I think the black on the top of the mouth is an old wives tale. I does not denote a purebred anything, no more than looking at a horses mouth does.


----------



## SunCzarina (Nov 24, 2000)

Otto has a black mouth - maybe from having 2 pure black grandfathers. I have people all the time ask me 'German shepherd, right?' I think it's because he has very different looking markings but there's really no other breed or mix he could be.

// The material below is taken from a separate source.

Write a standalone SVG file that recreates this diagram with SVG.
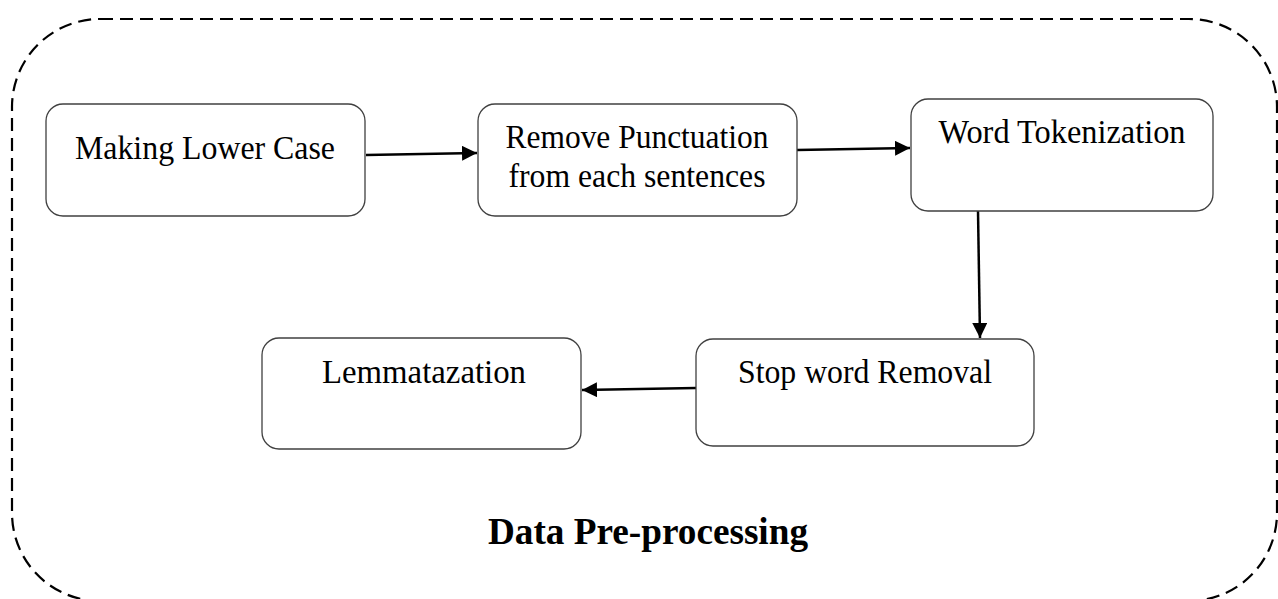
<svg xmlns="http://www.w3.org/2000/svg" width="1278" height="599" viewBox="0 0 1278 599">
  <style>
    .box { fill: #ffffff; stroke: #404040; stroke-width: 1.3; }
    .lbl { font-family: "Liberation Serif", "Times New Roman", serif; font-size: 33px; fill: #000; text-anchor: middle; }
    .title { font-family: "Liberation Serif", "Times New Roman", serif; font-size: 38px; font-weight: bold; fill: #000; text-anchor: start; }
    .edge { stroke: #000; stroke-width: 2.5; fill: none; }
  </style>
  <defs>
    <marker id="arrow" viewBox="0 0 10 10" refX="10" refY="5" markerWidth="6" markerHeight="6" markerUnits="strokeWidth" orient="auto">
      <path d="M0,0 L10,5 L0,10 Z" fill="#000"/>
    </marker>
  </defs>
  <rect width="1278" height="599" fill="#ffffff"/>
  <g id="frame">
    <rect x="12" y="19" width="1265" height="582" rx="88" ry="88" fill="none" stroke="#000" stroke-width="2.2" stroke-dasharray="13 7"/>
    <text class="title" x="488" y="544" textLength="320" lengthAdjust="spacingAndGlyphs">Data Pre-processing</text>
  </g>
  <g id="connectors">
    <line class="edge" x1="366" y1="155" x2="477" y2="153" marker-end="url(#arrow)"/>
    <line class="edge" x1="797" y1="150" x2="910" y2="148" marker-end="url(#arrow)"/>
    <line class="edge" x1="978" y1="211" x2="980" y2="338" marker-end="url(#arrow)"/>
    <line class="edge" x1="696" y1="388" x2="582" y2="390" marker-end="url(#arrow)"/>
  </g>
  <g id="n1">
    <rect class="box" x="46" y="104" width="319" height="112" rx="17"/>
    <text class="lbl" x="205" y="159" textLength="260" lengthAdjust="spacingAndGlyphs">Making Lower Case</text>
  </g>
  <g id="n2">
    <rect class="box" x="478" y="104" width="319" height="112" rx="17"/>
    <text class="lbl" x="637" y="148" textLength="263" lengthAdjust="spacingAndGlyphs">Remove Punctuation</text>
    <text class="lbl" x="637" y="187" textLength="257" lengthAdjust="spacingAndGlyphs">from each sentences</text>
  </g>
  <g id="n3">
    <rect class="box" x="911" y="99" width="302" height="112" rx="17"/>
    <text class="lbl" x="1062" y="143" textLength="247" lengthAdjust="spacingAndGlyphs">Word Tokenization</text>
  </g>
  <g id="n4">
    <rect class="box" x="696" y="339" width="338" height="107" rx="17"/>
    <text class="lbl" x="865" y="383" textLength="254" lengthAdjust="spacingAndGlyphs">Stop word Removal</text>
  </g>
  <g id="n5">
    <rect class="box" x="262" y="338" width="319" height="111" rx="17"/>
    <text class="lbl" x="424" y="383" textLength="204" lengthAdjust="spacingAndGlyphs">Lemmatazation</text>
  </g>
</svg>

No one has ever tried to tell me he's something else.


----------



## KohleePiper (Jun 13, 2007)

LMAO never heard that one before!


----------



## Jax08 (Feb 13, 2009)

you had to see her!!! She absolutely BELIEVED what she was saying and was so confident about it that, even though my brain was saying otherwise, I had to ask the question!


----------



## elisabeth_00117 (May 17, 2009)

I got that with Stark one time.. He is mostly black (starting to lighten up some but definitely has a lot of black on him) so people always check to see if he really is a German Shepherd or not.. haha..

One lady asked me to open his mouth to see if he was "of true blood" as she put it.. he has a black roof in his mouth and a black dot on his tounge (in the WAY back) so apparently he is.. hahahahahahahahaha... 

I just said, "ooh.. in 24 years of having Shepherds in my life I have never heard that one.." then walked away.. hehe..


----------



## SunCzarina (Nov 24, 2000)

Next time you see her, ask what it means if the roof of the mouth is black but the gums are pink with black spots









My Morgan has this, she also had large black splotches on her skin. Does it mean she's an american bulldog becuase they have those too. Yes I'm being silly.


----------



## elisabeth_00117 (May 17, 2009)

Could be part Dalmation..


----------



## Tbarrios333 (May 31, 2009)

BTW if you're shepherds nails are all black they're PB. 
Oh, and if they have black spots on their tongue they're part chow.


----------



## SunCzarina (Nov 24, 2000)

So what are they if they have a white nail? Morgan has two that have a light gray stripe up the back and black on the front. I don't remember them being this way when she was younger and since she's got gray literally coming out of her ears, I excuse this as age. No clue what she'd be other than part coyote (which would explain quite a bit).


----------



## Jax08 (Feb 13, 2009)

hmmmm...is the AKC aware of all this? They are giving out GSD papers to Chows and Dalmanations!!!!!


----------



## SunCzarina (Nov 24, 2000)

Double funny becuase Morgan has an ILP - she's a rescue. They said she looked like a shepherd.

I think she's very pretty for a dalmation/chow/coyote mix


----------



## littledmc17 (Apr 9, 2008)

> Originally Posted By: SunCzarinaDouble funny becuase Morgan has an ILP - she's a rescue. They said she looked like a shepherd.
> 
> I think she's very pretty for a dalmation/chow/coyote mix


Wow she is gorgeous for a dalmation/chow/coyote mix
hmm what exactly does that type of dog look like
can you say morons


----------



## Jax08 (Feb 13, 2009)

I have to send in for an ILP for Jax. DD wants to do rally with her. wonder if they have a listing for Belgian/Coyote? 

Morgan is one very gorgeous fake GSD!!!!


----------



## SunCzarina (Nov 24, 2000)

Thank you, she's my $5 bitch. Best dog I've ever had.

An AKC judge once told me there's so much variety in the breed that AKC doesn't deny anyone an ILP unless the ears are floppy and it's obviously a mix by the markings.


----------



## Jax08 (Feb 13, 2009)

woohoo!!! Then my belgian/gsd/border collie/coyote mix can go do rally~!!!

Yes...according to the ppl that took her to the pound she's supposed to have be border collie....


----------